ProPublica recently audited the results of an algorithm used by Broward County, Florida, to see how effective it was at predicting future misbehavior. The overall results were unimpressive: The algorithm was only accurate roughly 20% of the time at predicting violent second offenses, and 61% accurate at predicting recidivism in general. But two very striking trends emerged from the data: White offenders were consistently ranked as a much lower risk than black offenders, who got “false flags” at roughly twice the rate of whites.

It’s worth noting that ProPublica doesn’t think this algorithm was coded with any sort of malicious intent. In fact, the algorithm deliberately omits any consideration of race in an attempt to avoid just these results. But, again, all the algorithm has to base its decisions on is the data it’s been fed.

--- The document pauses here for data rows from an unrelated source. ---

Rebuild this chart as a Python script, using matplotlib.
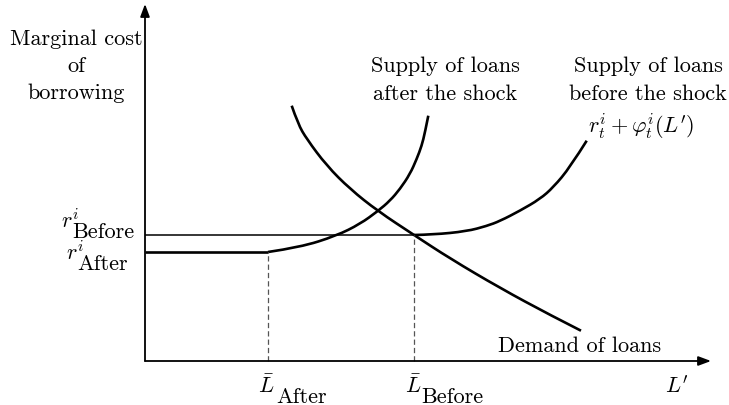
import matplotlib
matplotlib.use("Agg")
import matplotlib.pyplot as plt
from matplotlib.path import Path
from matplotlib.patches import PathPatch

# ---------------- data (economic diagram coordinates) ----------------
L_after = 123
L_before = 269
r_after = 109
r_before = 126

supply_after_x = [123, 155, 191.5, 215, 233, 245, 255, 265, 271.7, 276.7, 280, 283.3]
supply_after_y = [109, 113.7, 125.3, 137, 150, 160.3, 172, 187, 202, 215.3, 228.7, 245.3]

supply_before_x = [269, 288.3, 321.7, 341.7, 355, 375, 395, 408.3, 425, 441.7]
supply_before_y = [126, 126.4, 129.7, 135, 140, 150.3, 162, 173.7, 193.7, 220.3]

demand_x = [146.7, 153, 161.7, 181.7, 205, 232.7, 269, 305, 355, 405, 436]
demand_y = [255.3, 237, 222, 195.3, 172, 150, 126, 102.5, 73, 46, 30.3]

x_axis_end = 566
y_axis_end = 357

# ---------------- style ----------------
plt.rcParams['font.family'] = 'cmr10'
plt.rcParams['mathtext.fontset'] = 'cm'
plt.rcParams['axes.unicode_minus'] = False
plt.rcParams['lines.scale_dashes'] = False

fig = plt.figure(figsize=(7.29, 4.06), dpi=100)
ax = fig.add_axes([0, 0, 1, 1])
ax.set_xlim(-145, 584)
ax.set_ylim(-44, 362)
ax.axis('off')

FS = 16
curve_lw = 1.9


def smooth_curve(xs, ys):
    """Quadratic-Bezier path using the read points as control points."""
    pts = list(zip(xs, ys))
    verts = [pts[0]]
    codes = [Path.MOVETO]
    for i in range(1, len(pts) - 1):
        mid = ((pts[i][0] + pts[i + 1][0]) / 2, (pts[i][1] + pts[i + 1][1]) / 2)
        if i == len(pts) - 2:
            mid = pts[-1]
        verts += [pts[i], mid]
        codes += [Path.CURVE3, Path.CURVE3]
    return Path(verts, codes)


# axes with arrows
arrow = dict(arrowstyle='-|>,head_length=0.75,head_width=0.28', lw=1.3,
             color='black', shrinkA=0, shrinkB=0, mutation_scale=10)
ax.annotate('', xy=(0, y_axis_end), xytext=(0, 0), arrowprops=arrow)
ax.annotate('', xy=(x_axis_end, 0), xytext=(0, 0), arrowprops=arrow)

# horizontal rate lines
ax.plot([0, L_before], [r_before, r_before], color='black', lw=1.1,
        solid_capstyle='butt')
ax.plot([0, L_after], [r_after, r_after], color='black', lw=curve_lw,
        solid_capstyle='butt')

# dashed verticals
ax.plot([L_after, L_after], [0, r_after], color='#555555', lw=0.9,
        ls=(0, (3.8, 2.2)))
ax.plot([L_before, L_before], [0, r_before], color='#555555', lw=0.9,
        ls=(0, (3.8, 2.2)))

# curves
for xs, ys in [(supply_after_x, supply_after_y),
               (supply_before_x, supply_before_y),
               (demand_x, demand_y)]:
    ax.add_patch(PathPatch(smooth_curve(xs, ys), fill=False, edgecolor='black',
                           lw=curve_lw, capstyle='butt', joinstyle='round'))

# ---------------- texts ----------------
for txt, y in [("Marginal cost", 317), ("of", 290), ("borrowing", 263)]:
    ax.text(-69, y, txt, ha='center', va='baseline', fontsize=FS)

for txt, y in [("Supply of loans", 290), ("after the shock", 262)]:
    ax.text(300, y, txt, ha='center', va='baseline', fontsize=FS)

for txt, y in [("Supply of loans", 290), ("before the shock", 262)]:
    ax.text(503, y, txt, ha='center', va='baseline', fontsize=FS)
ax.text(496, 229, r"$r_t^i+\varphi_t^i(L')$", ha='center', va='baseline',
        fontsize=FS)

ax.text(435, 10, "Demand of loans", ha='center', va='baseline', fontsize=FS)

# y-axis level labels (full-size subscripts, as in the original)
ax.text(-66, 134, r"$r^i$", ha='right', va='baseline', fontsize=FS)
ax.text(-73, 124.3, "Before", ha='left', va='baseline', fontsize=FS)
ax.text(-61, 102, r"$r^i$", ha='right', va='baseline', fontsize=FS)
ax.text(-68, 92, "After", ha='left', va='baseline', fontsize=FS)

# x-axis labels
ax.text(113, -31, r"$\bar{L}$", ha='left', va='baseline', fontsize=FS)
ax.text(131, -41, "After", ha='left', va='baseline', fontsize=FS)
ax.text(260, -31, r"$\bar{L}$", ha='left', va='baseline', fontsize=FS)
ax.text(276, -41, "Before", ha='left', va='baseline', fontsize=FS)
ax.text(532, -31, r"$L'$", ha='center', va='baseline', fontsize=FS)

fig.savefig("out.png", dpi=100)
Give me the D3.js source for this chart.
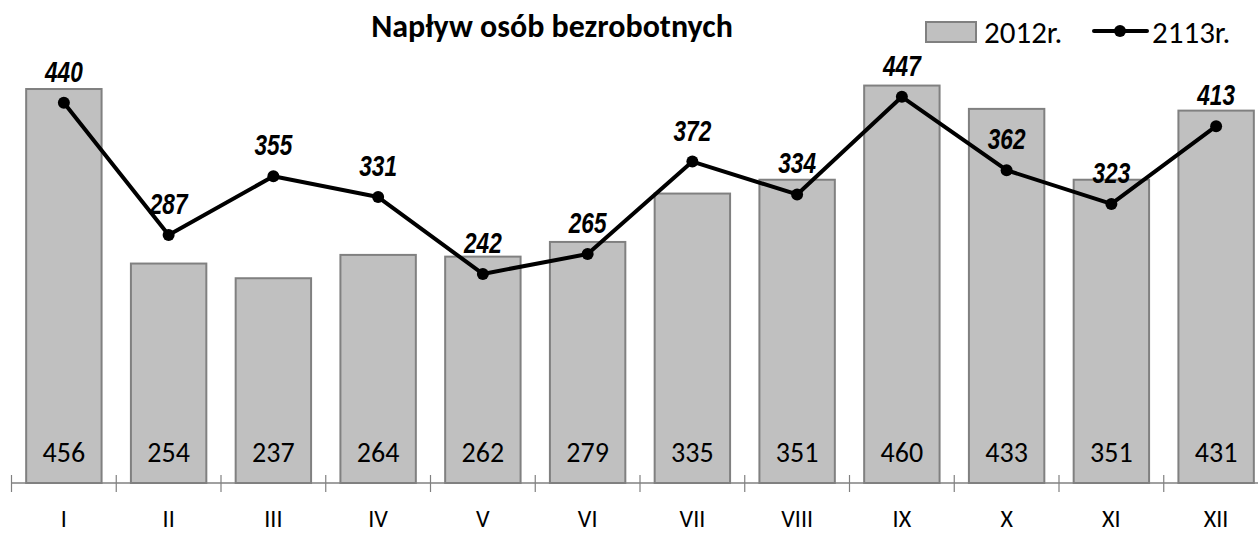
<!DOCTYPE html>
<html>
<head>
<meta charset="utf-8">
<script src="https://cdn.jsdelivr.net/npm/d3@7"></script>
<style>
  body { margin: 0; background: #fff; overflow: hidden; }
  svg { display: block; }
</style>
</head>
<body>
<div id="chart-area"></div>
<script>
// SVG Size
var width = 1258,
	height = 533;

// data
var months = ["I", "II", "III", "IV", "V", "VI", "VII", "VIII", "IX", "X", "XI", "XII"];
var values2012 = [456, 254, 237, 264, 262, 279, 335, 351, 460, 433, 351, 431];
var values2113 = [440, 287, 355, 331, 242, 265, 372, 334, 447, 362, 323, 413];
var seriesNames = ["2012r.", "2113r."];

var data = months.map(function(m, i) {
	return { month: m, bar: values2012[i], line: values2113[i] };
});

var svg = d3.select("#chart-area")
	.append("svg")
	.attr("width", width)
	.attr("height", height);

var plotLeft = 11.5,
	plotRight = plotLeft + 12 * 104.75,
	baseY = 483,
	topY = 51;

var x = d3.scaleBand()
	.domain(months)
	.range([plotLeft, plotRight])
	.paddingInner(0.28)
	.paddingOuter(0.14);

var xTicks = d3.scaleLinear().domain([0, 12]).range([plotLeft, plotRight]);

var y = d3.scaleLinear()
	.domain([0, 500])
	.range([baseY, topY]);

var calibri = "Carlito, Calibri, Lato, 'Open Sans', sans-serif";
var narrow = "'Liberation Sans', Arial, sans-serif";

// bars
svg.selectAll("rect.bar")
	.data(data)
	.enter()
	.append("rect")
	.attr("class", "bar")
	.attr("x", function(d) { return x(d.month); })
	.attr("y", function(d) { return y(d.bar); })
	.attr("width", x.bandwidth())
	.attr("height", function(d) { return baseY - y(d.bar); })
	.attr("fill", "#c0c0c0")
	.attr("stroke", "#808080")
	.attr("stroke-width", 2);

// bar labels at the bottom
svg.selectAll("text.barlabel")
	.data(data)
	.enter()
	.append("text")
	.attr("class", "barlabel")
	.attr("x", function(d) { return x(d.month) + x.bandwidth() / 2; })
	.attr("y", 462)
	.attr("text-anchor", "middle")
	.style("font-family", calibri)
	.style("font-size", "28px")
	.attr("fill", "#000")
	.text(function(d) { return d.bar; });

// axis
svg.append("line")
	.attr("x1", plotLeft).attr("x2", width)
	.attr("y1", baseY).attr("y2", baseY)
	.attr("stroke", "#808080")
	.attr("stroke-width", 1.5);

svg.selectAll("line.tick")
	.data(d3.range(0, 13))
	.enter()
	.append("line")
	.attr("class", "tick")
	.attr("x1", function(d) { return xTicks(d); })
	.attr("x2", function(d) { return xTicks(d); })
	.attr("y1", baseY - 8)
	.attr("y2", baseY + 9)
	.attr("stroke", "#808080")
	.attr("stroke-width", 1.2);

svg.selectAll("text.month")
	.data(months)
	.enter()
	.append("text")
	.attr("class", "month")
	.attr("x", function(d) { return x(d) + x.bandwidth() / 2; })
	.attr("y", 527)
	.attr("text-anchor", "middle")
	.style("font-family", calibri)
	.style("font-size", "24px")
	.text(function(d) { return d; });

// line series
var line = d3.line()
	.x(function(d) { return x(d.month) + x.bandwidth() / 2; })
	.y(function(d) { return y(d.line); });

svg.append("path")
	.datum(data)
	.attr("d", line)
	.attr("fill", "none")
	.attr("stroke", "#000")
	.attr("stroke-width", 4)
	.attr("stroke-linejoin", "round");

svg.selectAll("circle.pt")
	.data(data)
	.enter()
	.append("circle")
	.attr("class", "pt")
	.attr("cx", function(d) { return x(d.month) + x.bandwidth() / 2; })
	.attr("cy", function(d) { return y(d.line); })
	.attr("r", 6)
	.attr("fill", "#000");

// narrow bold italic labels: squeeze Liberation Sans horizontally
svg.selectAll("text.linelabel")
	.data(data)
	.enter()
	.append("text")
	.attr("class", "linelabel")
	.attr("transform", function(d) {
		return "translate(" + (x(d.month) + x.bandwidth() / 2) + "," + (y(d.line) - 21) + ") scale(0.78,1)";
	})
	.attr("text-anchor", "middle")
	.style("font-family", narrow)
	.style("font-size", "29px")
	.style("font-weight", "bold")
	.style("font-style", "italic")
	.text(function(d) { return d.line; });

// title
svg.append("text")
	.attr("x", 552)
	.attr("y", 37)
	.attr("text-anchor", "middle")
	.style("font-family", calibri)
	.style("font-size", "32px")
	.style("font-weight", "bold")
	.text("Napływ osób bezrobotnych");

// legend
var legend = svg.append("g");
legend.append("rect")
	.attr("x", 926).attr("y", 22)
	.attr("width", 50).attr("height", 20)
	.attr("fill", "#c0c0c0")
	.attr("stroke", "#808080")
	.attr("stroke-width", 2);
legend.append("text")
	.attr("x", 984).attr("y", 43)
	.style("font-family", calibri)
	.style("font-size", "31px")
	.text(seriesNames[0]);
legend.append("line")
	.attr("x1", 1094).attr("x2", 1147)
	.attr("y1", 31).attr("y2", 31)
	.attr("stroke", "#000")
	.attr("stroke-width", 4)
	.attr("stroke-linecap", "round");
legend.append("circle")
	.attr("cx", 1120).attr("cy", 31).attr("r", 6)
	.attr("fill", "#000");
legend.append("text")
	.attr("x", 1152).attr("y", 43)
	.style("font-family", calibri)
	.style("font-size", "31px")
	.text(seriesNames[1]);
</script>
</body>
</html>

Simply put, unless humans notice flaws in the data, those flaws will slip through and be reflected in the algorithm. For example, it’s technically accurate to say that non-white people are arrested at four times the rate of white people for marijuana possession. To an algorithm, that data says “Non-white people are more likely to be drug offenders.” But there’s another explanation: White people tend to be treated differently, often preferentially by the police, even when crimes occur among both at the same rates. But if the algorithm doesn’t have that data (which is based on individual interactions and therefore virtually unquantifiable), it has no way of coming to a conclusion that to is patently obvious to a human.

A poor data diet means poor results, and poor results, in this case, might lead to disproportionate sentences to non-violent offenders. Worse, there’s no way for defendants to evaluate or challenge this score: The algorithm is proprietary and what it considers and how it weighs its data are closely guarded corporate secrets.

A Reminder That Data Is Not Intelligence

Algorithms aren’t good or bad. Like any technology, they only go wrong when we misuse them, accidentally or with intent. What we’re seeing now is a clear sign that our data is flawed and, thus, that our algorithms are flawed. And to be fair, it can be difficult to accept. If our data is wrong, after all, that means the tools we used to gather it are wrong, that our working assumptions need to be carefully addressed and reevaluated. It’s a big project and a deeply scary thought for many people.

But clearly, as we move further into a tech-centric future, removing racial bias from our data and algorithms is of utmost importance. Because if we don’t correct the problems our algorithms are accidentally revealing to us, we could potentially cause a staggering amount of misery.